◆ **Exercise inputs**:
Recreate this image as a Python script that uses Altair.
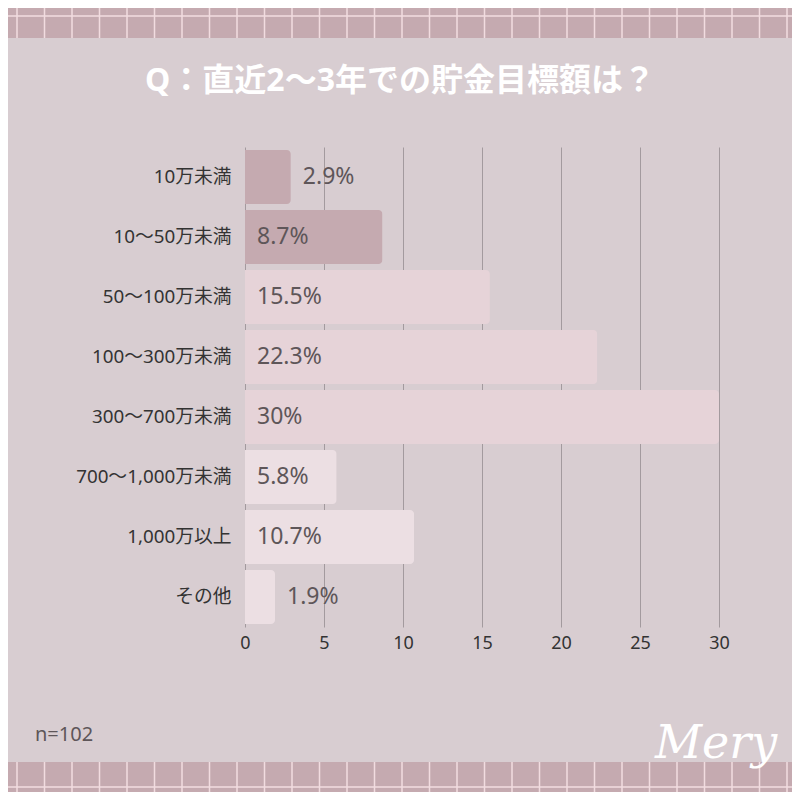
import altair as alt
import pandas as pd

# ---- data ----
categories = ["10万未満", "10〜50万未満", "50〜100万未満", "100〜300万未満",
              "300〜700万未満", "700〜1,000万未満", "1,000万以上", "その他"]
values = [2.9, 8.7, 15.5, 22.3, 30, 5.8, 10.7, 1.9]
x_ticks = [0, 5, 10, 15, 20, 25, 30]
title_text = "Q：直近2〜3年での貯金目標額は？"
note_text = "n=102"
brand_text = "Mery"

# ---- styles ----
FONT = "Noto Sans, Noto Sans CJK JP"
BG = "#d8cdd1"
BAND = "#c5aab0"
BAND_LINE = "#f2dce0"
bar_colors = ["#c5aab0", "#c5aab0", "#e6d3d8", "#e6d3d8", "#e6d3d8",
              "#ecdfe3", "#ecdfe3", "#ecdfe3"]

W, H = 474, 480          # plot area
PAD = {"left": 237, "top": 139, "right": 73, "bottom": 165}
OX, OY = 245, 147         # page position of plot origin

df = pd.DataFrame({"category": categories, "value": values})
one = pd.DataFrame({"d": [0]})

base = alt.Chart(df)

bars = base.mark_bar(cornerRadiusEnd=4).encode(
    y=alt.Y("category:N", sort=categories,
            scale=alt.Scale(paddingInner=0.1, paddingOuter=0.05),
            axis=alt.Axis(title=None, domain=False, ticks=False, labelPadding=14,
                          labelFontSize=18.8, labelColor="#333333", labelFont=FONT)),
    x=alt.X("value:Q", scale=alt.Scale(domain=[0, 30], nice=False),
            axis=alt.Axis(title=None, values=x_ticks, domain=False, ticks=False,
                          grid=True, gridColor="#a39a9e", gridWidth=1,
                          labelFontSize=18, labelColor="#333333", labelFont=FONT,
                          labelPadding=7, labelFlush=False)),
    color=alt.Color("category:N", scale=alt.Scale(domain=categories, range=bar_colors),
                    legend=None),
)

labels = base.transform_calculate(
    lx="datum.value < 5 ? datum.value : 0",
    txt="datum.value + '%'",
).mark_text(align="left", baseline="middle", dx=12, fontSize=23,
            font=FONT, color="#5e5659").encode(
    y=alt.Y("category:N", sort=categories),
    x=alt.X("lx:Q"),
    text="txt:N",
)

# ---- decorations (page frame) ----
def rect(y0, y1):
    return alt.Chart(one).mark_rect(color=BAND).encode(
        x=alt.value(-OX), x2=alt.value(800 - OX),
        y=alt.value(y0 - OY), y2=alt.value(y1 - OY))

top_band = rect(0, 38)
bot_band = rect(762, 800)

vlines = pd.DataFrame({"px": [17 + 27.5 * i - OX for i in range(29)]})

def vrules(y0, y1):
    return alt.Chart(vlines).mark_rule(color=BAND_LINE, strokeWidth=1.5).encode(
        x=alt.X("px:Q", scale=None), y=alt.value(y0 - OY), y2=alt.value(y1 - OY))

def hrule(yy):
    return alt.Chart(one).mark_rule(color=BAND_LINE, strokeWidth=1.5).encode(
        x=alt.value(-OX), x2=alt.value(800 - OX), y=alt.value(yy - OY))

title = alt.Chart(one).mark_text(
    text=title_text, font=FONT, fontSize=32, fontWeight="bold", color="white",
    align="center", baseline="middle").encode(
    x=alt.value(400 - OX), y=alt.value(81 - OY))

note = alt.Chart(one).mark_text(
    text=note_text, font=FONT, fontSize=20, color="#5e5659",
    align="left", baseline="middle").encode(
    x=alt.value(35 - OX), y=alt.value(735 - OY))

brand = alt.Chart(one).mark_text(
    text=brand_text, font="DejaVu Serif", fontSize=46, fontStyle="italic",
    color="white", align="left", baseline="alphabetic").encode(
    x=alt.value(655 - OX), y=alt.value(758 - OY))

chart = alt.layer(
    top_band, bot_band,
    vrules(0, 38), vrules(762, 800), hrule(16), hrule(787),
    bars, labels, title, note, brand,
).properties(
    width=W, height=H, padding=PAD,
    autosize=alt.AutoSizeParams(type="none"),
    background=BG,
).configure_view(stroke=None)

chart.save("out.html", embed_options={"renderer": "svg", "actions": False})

...

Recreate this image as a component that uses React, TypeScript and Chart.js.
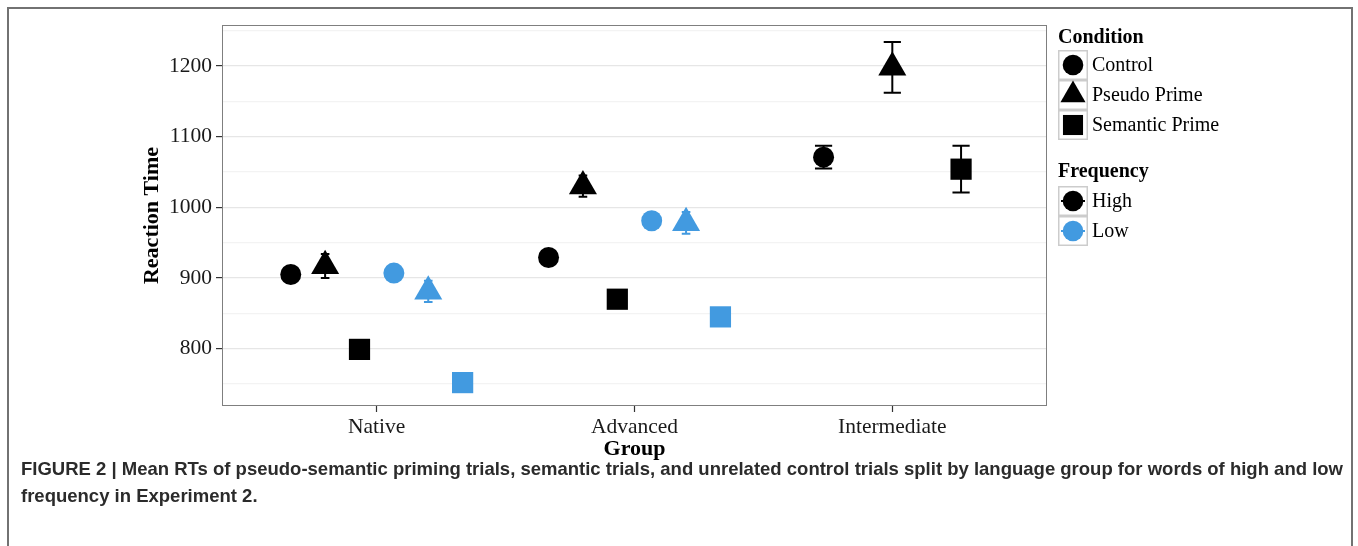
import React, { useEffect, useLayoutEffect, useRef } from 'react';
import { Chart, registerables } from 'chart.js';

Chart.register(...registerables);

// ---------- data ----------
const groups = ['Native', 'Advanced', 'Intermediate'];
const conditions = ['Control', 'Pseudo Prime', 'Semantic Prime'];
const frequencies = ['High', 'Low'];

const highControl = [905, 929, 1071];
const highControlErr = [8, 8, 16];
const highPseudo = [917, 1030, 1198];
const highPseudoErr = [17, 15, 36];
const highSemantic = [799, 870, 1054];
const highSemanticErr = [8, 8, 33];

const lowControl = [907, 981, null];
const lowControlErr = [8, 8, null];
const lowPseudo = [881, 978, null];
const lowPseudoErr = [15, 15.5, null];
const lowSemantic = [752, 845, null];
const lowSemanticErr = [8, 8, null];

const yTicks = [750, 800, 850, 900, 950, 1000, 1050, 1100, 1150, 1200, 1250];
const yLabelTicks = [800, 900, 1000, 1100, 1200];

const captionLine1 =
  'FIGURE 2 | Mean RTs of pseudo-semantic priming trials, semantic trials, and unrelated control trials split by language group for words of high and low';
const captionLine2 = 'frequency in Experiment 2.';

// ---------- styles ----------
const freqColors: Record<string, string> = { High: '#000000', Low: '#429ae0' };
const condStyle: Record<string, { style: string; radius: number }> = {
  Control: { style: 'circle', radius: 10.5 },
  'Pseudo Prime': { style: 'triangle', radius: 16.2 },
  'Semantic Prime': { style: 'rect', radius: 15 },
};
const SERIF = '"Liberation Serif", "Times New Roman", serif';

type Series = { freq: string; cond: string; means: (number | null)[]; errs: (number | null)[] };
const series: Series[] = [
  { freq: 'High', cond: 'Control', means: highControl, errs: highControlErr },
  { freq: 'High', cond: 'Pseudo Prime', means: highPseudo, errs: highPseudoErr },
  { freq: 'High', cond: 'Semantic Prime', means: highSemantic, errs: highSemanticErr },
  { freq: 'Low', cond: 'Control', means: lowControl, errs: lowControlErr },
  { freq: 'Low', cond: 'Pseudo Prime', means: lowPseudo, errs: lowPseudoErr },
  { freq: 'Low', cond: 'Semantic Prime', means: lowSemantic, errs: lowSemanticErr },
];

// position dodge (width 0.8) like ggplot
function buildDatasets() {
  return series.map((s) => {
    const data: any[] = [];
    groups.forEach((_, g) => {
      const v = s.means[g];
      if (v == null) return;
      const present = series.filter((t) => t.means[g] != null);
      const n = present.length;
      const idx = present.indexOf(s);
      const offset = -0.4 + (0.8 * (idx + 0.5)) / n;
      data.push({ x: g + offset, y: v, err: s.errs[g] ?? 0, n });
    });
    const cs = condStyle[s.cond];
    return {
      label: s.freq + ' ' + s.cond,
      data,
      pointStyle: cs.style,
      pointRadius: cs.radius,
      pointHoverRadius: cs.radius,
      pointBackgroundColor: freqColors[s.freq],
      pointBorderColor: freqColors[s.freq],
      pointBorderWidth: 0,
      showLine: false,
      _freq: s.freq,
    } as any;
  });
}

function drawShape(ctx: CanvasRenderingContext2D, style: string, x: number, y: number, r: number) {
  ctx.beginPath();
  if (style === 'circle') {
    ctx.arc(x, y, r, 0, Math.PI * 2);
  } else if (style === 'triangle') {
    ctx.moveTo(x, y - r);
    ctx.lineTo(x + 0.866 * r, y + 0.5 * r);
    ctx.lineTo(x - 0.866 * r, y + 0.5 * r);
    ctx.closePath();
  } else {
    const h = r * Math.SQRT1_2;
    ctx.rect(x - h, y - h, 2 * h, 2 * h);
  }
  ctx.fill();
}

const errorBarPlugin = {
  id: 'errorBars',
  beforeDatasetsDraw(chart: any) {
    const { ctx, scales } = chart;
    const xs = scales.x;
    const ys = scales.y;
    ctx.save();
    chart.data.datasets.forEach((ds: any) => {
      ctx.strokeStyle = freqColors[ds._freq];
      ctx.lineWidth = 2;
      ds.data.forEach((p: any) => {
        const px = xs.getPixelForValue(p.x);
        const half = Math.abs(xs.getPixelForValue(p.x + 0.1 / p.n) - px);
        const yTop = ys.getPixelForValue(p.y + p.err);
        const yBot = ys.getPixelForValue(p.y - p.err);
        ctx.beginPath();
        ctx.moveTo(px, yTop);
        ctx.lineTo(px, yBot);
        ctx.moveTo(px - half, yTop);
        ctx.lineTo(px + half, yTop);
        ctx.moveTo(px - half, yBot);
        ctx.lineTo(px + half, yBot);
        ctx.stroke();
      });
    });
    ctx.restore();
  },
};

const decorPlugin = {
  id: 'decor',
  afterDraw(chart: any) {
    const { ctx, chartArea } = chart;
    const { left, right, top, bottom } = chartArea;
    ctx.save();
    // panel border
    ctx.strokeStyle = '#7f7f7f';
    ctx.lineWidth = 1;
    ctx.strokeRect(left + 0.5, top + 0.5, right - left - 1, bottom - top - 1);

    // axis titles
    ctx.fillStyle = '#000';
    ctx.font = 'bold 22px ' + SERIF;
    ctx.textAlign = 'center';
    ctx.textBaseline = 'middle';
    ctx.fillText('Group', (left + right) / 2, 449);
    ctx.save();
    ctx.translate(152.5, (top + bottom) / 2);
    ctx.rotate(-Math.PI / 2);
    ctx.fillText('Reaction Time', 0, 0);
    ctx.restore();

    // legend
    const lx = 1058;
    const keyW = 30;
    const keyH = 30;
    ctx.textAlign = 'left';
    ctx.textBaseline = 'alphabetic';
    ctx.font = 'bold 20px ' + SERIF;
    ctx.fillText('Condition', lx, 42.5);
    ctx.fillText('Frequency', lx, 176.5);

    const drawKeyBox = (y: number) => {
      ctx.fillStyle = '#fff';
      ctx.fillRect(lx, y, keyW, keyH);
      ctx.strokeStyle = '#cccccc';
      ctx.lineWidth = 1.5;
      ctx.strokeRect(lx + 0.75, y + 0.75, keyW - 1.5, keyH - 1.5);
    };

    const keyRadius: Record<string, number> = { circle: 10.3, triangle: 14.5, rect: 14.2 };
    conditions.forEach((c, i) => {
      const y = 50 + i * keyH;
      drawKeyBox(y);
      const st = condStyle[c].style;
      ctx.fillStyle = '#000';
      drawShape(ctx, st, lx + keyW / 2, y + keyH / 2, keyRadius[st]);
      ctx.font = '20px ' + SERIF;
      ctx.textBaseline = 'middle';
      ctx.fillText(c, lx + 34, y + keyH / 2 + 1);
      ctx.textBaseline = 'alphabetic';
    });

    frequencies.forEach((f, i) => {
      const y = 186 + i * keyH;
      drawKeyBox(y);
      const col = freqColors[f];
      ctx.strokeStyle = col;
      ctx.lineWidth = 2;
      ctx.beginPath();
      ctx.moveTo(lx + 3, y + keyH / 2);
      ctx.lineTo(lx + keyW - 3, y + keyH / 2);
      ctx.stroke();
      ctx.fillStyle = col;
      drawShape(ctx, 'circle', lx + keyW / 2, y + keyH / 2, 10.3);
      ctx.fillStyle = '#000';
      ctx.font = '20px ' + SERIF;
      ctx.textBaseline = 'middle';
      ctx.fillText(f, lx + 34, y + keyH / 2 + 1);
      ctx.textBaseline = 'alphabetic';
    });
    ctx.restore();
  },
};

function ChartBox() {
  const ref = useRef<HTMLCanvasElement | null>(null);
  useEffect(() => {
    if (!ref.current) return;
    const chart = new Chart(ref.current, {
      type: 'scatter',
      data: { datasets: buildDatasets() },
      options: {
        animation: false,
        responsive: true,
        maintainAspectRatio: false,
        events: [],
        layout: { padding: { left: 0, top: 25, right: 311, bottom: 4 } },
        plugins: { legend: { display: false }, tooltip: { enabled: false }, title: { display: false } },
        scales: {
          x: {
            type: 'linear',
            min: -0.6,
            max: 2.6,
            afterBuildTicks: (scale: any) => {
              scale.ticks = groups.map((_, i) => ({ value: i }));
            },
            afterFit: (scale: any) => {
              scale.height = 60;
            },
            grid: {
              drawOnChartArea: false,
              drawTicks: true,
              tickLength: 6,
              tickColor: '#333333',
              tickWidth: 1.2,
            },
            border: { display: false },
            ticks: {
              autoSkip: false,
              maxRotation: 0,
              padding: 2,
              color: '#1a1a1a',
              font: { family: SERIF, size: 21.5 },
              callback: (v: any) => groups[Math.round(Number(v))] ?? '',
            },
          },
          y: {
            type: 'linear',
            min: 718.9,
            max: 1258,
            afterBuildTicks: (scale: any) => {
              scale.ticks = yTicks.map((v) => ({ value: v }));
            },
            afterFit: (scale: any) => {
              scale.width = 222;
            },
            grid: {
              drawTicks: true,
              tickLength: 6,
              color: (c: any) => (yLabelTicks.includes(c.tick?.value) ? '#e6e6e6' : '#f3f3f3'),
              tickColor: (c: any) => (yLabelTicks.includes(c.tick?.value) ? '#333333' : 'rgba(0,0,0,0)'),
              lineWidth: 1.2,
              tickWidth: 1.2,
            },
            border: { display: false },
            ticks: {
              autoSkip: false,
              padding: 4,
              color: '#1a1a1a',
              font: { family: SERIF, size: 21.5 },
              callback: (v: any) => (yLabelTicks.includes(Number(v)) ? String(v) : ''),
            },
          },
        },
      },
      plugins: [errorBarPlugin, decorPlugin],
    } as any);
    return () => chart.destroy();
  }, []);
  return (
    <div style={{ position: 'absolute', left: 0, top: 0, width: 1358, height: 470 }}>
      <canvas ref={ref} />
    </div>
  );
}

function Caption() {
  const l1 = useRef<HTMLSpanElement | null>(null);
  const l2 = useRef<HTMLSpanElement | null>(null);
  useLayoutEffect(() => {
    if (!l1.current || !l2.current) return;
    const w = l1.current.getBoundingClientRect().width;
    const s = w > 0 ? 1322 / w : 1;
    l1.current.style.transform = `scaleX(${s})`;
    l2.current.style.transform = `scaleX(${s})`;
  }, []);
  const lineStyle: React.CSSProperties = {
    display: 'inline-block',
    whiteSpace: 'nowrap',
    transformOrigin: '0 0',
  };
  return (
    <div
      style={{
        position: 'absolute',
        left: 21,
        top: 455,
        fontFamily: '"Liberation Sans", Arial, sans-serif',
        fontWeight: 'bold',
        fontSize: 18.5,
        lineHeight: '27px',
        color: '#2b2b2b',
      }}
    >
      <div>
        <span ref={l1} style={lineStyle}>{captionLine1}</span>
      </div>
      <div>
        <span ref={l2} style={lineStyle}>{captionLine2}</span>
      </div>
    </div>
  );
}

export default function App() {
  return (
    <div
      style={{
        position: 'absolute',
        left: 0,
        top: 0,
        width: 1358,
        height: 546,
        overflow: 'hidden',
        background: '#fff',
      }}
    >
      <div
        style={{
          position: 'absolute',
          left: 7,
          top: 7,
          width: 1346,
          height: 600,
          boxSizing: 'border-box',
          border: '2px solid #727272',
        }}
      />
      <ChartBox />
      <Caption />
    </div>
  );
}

* * *

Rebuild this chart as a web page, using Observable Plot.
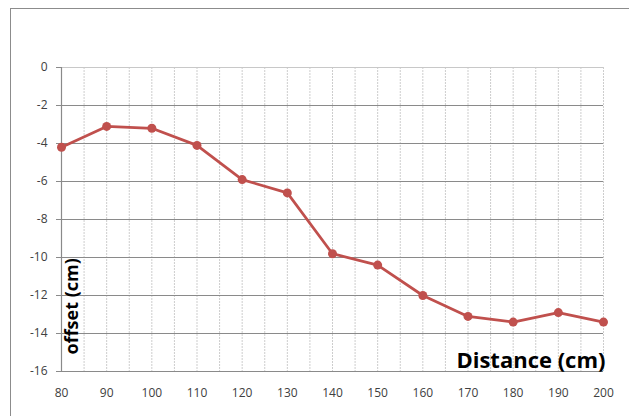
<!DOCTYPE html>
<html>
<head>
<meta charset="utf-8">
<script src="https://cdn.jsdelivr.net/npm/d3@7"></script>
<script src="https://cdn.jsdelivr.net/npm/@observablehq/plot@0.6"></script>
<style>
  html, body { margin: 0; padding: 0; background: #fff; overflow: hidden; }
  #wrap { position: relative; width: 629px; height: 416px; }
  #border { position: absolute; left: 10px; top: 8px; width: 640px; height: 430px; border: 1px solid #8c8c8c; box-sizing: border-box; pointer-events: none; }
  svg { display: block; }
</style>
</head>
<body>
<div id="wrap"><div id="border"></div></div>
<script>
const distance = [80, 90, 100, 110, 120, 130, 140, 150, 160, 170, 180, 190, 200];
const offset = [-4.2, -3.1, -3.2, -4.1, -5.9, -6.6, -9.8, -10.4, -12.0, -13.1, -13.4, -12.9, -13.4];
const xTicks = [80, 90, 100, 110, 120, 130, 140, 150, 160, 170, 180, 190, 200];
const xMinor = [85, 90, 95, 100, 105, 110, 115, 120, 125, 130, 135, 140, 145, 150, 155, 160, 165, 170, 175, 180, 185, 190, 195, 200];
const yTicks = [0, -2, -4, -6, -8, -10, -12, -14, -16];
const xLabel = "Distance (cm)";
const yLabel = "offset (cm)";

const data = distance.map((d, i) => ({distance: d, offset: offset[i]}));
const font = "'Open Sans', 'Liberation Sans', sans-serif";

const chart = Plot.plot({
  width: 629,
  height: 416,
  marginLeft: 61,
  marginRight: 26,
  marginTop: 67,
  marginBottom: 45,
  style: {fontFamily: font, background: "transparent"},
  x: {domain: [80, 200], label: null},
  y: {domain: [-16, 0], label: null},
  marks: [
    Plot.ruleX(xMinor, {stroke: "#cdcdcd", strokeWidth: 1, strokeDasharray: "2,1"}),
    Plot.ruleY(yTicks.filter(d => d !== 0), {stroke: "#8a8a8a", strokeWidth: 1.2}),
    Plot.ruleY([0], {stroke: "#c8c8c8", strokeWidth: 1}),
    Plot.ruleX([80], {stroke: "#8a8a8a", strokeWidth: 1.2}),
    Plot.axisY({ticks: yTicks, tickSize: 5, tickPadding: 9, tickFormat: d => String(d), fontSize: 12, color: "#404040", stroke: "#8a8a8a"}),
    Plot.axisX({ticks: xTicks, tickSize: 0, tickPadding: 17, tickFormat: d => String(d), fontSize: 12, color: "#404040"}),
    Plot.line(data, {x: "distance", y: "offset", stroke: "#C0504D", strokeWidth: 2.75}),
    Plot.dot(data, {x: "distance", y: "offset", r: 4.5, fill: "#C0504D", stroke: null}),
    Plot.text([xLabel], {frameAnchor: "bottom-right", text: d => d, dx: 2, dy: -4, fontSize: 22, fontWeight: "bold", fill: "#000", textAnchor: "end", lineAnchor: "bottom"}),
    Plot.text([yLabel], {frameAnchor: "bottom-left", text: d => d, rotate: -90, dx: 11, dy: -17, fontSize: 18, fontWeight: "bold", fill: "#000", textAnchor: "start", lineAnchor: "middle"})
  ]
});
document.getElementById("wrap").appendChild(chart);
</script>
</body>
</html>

◆ **Directions for this task**:
From the line containing "Recreate this image as a component" to the line containing "Chart.register(...registerables);", both lines included, give the text again exactly, without any pictures.

◆ **Exercise output**:
Recreate this image as a component that uses React, TypeScript and Chart.js.
import React, { useEffect, useLayoutEffect, useRef } from 'react';
import { Chart, registerables } from 'chart.js';

Chart.register(...registerables);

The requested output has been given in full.